I’ve never met anyone who enjoys getting robocalls. Have you? We make exceptions during election season and though political robocalls can be annoying if you’re not interested in the information, they are totally legal. The problem is, a growing number of Americans are being harassed by fraudulent robocalls made by scammers.
The problem has become so bad that last year, the Federal Trade Commission created a contest to help it come up with a new way to block illegal robocalls. Today the FTC announced the contest ended in a tie. The winners Serdar Danis and Aaron Foss will each receive half of the $50,000 grand prize.
Both inventions would intercept and filter out illegal robocalls using technology to “blacklist” the bad guys and “whitelist” the good guys. According to the FTC, both proposals would also separate unapproved robocallers using a CAPTCHA-style test to prevent illegal calls from even ringing through.
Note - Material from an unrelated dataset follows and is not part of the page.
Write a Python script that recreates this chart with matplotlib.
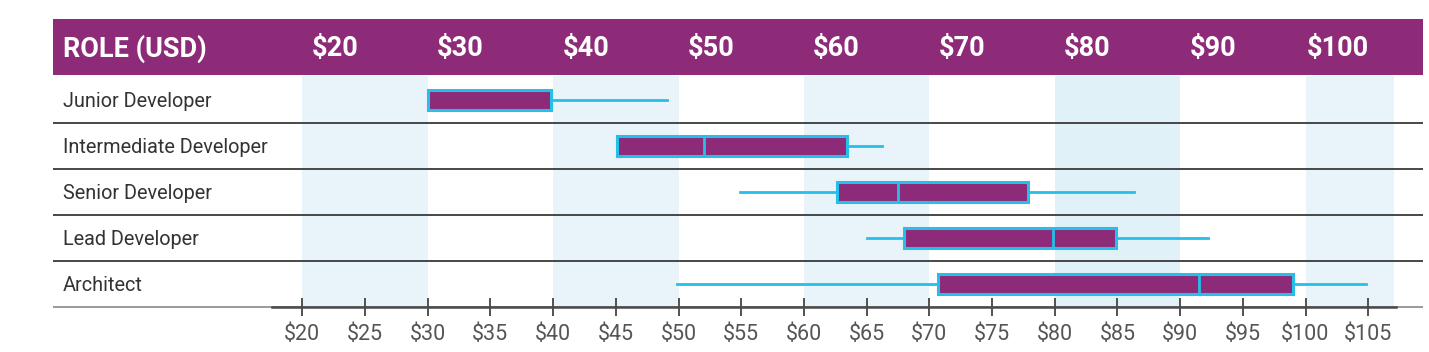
import matplotlib
matplotlib.use("Agg")
import matplotlib.pyplot as plt
from matplotlib.patches import Rectangle

plt.rcParams['font.family'] = ['Roboto', 'DejaVu Sans']

# ---- data ----
roles = ["Junior Developer", "Intermediate Developer", "Senior Developer",
         "Lead Developer", "Architect"]
whisker_low = [30.0, 45.1, 54.9, 65.0, 49.9]
q1 = [30.0, 45.1, 62.6, 68.0, 70.7]
median = [30.0, 52.0, 67.5, 79.9, 91.5]
q3 = [39.8, 63.4, 77.9, 84.9, 99.0]
whisker_high = [49.1, 66.2, 86.3, 92.2, 104.8]

header_values = [20, 30, 40, 50, 60, 70, 80, 90, 100]
tick_values = list(range(20, 106, 5))
tick_labels = [f"${v}" for v in tick_values]
band_starts = [20, 40, 60, 80, 100]
band_ends = [30, 50, 70, 90, 107.06]

# ---- style ----
PURPLE = "#8e2b79"
CYAN = "#25bfe9"
BAND = ["#e9f4fa", "#e9f4fa", "#e9f4fa", "#e1f1f8", "#e9f4fa"]
LINE = "#474747"

W, H = 1429, 352
fig = plt.figure(figsize=(W / 100, H / 100), dpi=100)
ax = fig.add_axes([0, 0, 1, 1])

# pixel -> data mapping used for layout
PX_PER_UNIT = 12.54
X20 = 302.3
def xpx(p):
    return 20 + (p - X20) / PX_PER_UNIT
ROW0 = 100.3
ROWH = 45.9
def ypx(p):
    return (p - ROW0) / ROWH

ax.set_xlim(xpx(0), xpx(W))
ax.set_ylim(ypx(H), ypx(0))

left = xpx(53)
right = xpx(1423)
head_top = ypx(19.3)
head_bot = ypx(75.5)
axis_y = len(roles) - 0.5

# shaded bands
for a, b, c in zip(band_starts, band_ends, BAND):
    ax.fill_betweenx([head_bot, axis_y], a, b, color=c, lw=0, zorder=0)

# header
ax.add_patch(Rectangle((left, head_top), right - left, head_bot - head_top,
                       facecolor=PURPLE, edgecolor="none", zorder=3))
hy = ypx(48.5)
ax.text(xpx(63), hy, "ROLE (USD)", color="white", fontsize=19.5,
        fontweight="bold", ha="left", va="center", zorder=4)
for v in header_values:
    ax.text(v + 2.6, hy, f"${v}", color="white", fontsize=19.5,
            fontweight="bold", ha="center", va="center", zorder=4)

# row separators
for i in range(len(roles) - 1):
    ax.plot([left, right], [i + 0.5, i + 0.5], color=LINE, lw=1.4, zorder=1,
            solid_capstyle="butt")
# light full-width baseline
ax.plot([left, right], [axis_y, axis_y], color="#9a9a9a", lw=1.4, zorder=1,
        solid_capstyle="butt")

# row labels
for i, r in enumerate(roles):
    ax.text(xpx(63), i + 0.03, r, color="#333333", fontsize=14.3, ha="left",
            va="center", zorder=4)

# box plots
stats = []
for i in range(len(roles)):
    stats.append(dict(label=roles[i], whislo=whisker_low[i], q1=q1[i],
                      med=median[i], q3=q3[i], whishi=whisker_high[i],
                      fliers=[]))
ax.bxp(stats, positions=list(range(len(roles))), widths=0.44,
       orientation="horizontal", patch_artist=True, showcaps=False,
       showfliers=False, manage_ticks=False,
       boxprops=dict(facecolor=PURPLE, edgecolor=CYAN, linewidth=2.2),
       whiskerprops=dict(color=CYAN, linewidth=2.0),
       medianprops=dict(color=CYAN, linewidth=2.0), zorder=2)

# bottom axis via spine
for s in ["top", "left", "right"]:
    ax.spines[s].set_visible(False)
ax.spines["bottom"].set_position(("data", axis_y))
ax.spines["bottom"].set_bounds(xpx(272), xpx(1396))
ax.spines["bottom"].set_color("#4a4a4a")
ax.spines["bottom"].set_linewidth(1.8)
ax.spines["bottom"].set_zorder(2)
ax.set_xticks(tick_values)
ax.set_xticklabels(tick_labels)
ax.tick_params(axis="x", direction="inout", length=13, width=1.3,
               colors="#444444", labelsize=15.5, pad=6, labelcolor="#555555")
ax.set_yticks([])
ax.patch.set_visible(False)

fig.savefig("out.png", dpi=100)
So if they’re so similar, why was there a tie? Well, it must come down to the different ways they’re implemented. My personal favorite, Foss’s Nomorobo is cloud-based and hangs up on scammers before they can get through! The other, Danis’s Robocall Filtering System and Device with Autonomous Blacklisting,Whitelisting, GrayListing and Caller ID Spoof Detection could be applied as a mobile app, an electronic device, or part of your phone service.
We don’t know when these inventions will be on the market but what we do know is this: scammers are very tech-savvy and we have to beat them at their own game. The best way to stop scams that feed on technology is to create counteractive products such as the winning inventions in this contest.
Now — who can invent a money-wiring kiosk that recognizes transfers that are about to be sent to scam artists? Maybe once recognized, the kiosk plays a loud message that says something like, “STOP! Step away! Do not send this money. This is a scam! I repeat: this is a scam!” That’s what we need!
What do you think? How can we better protect technology from being exploited by criminals? What is good or bad about the FTC’s contest-winning inventions? What other scams thrive because of technology?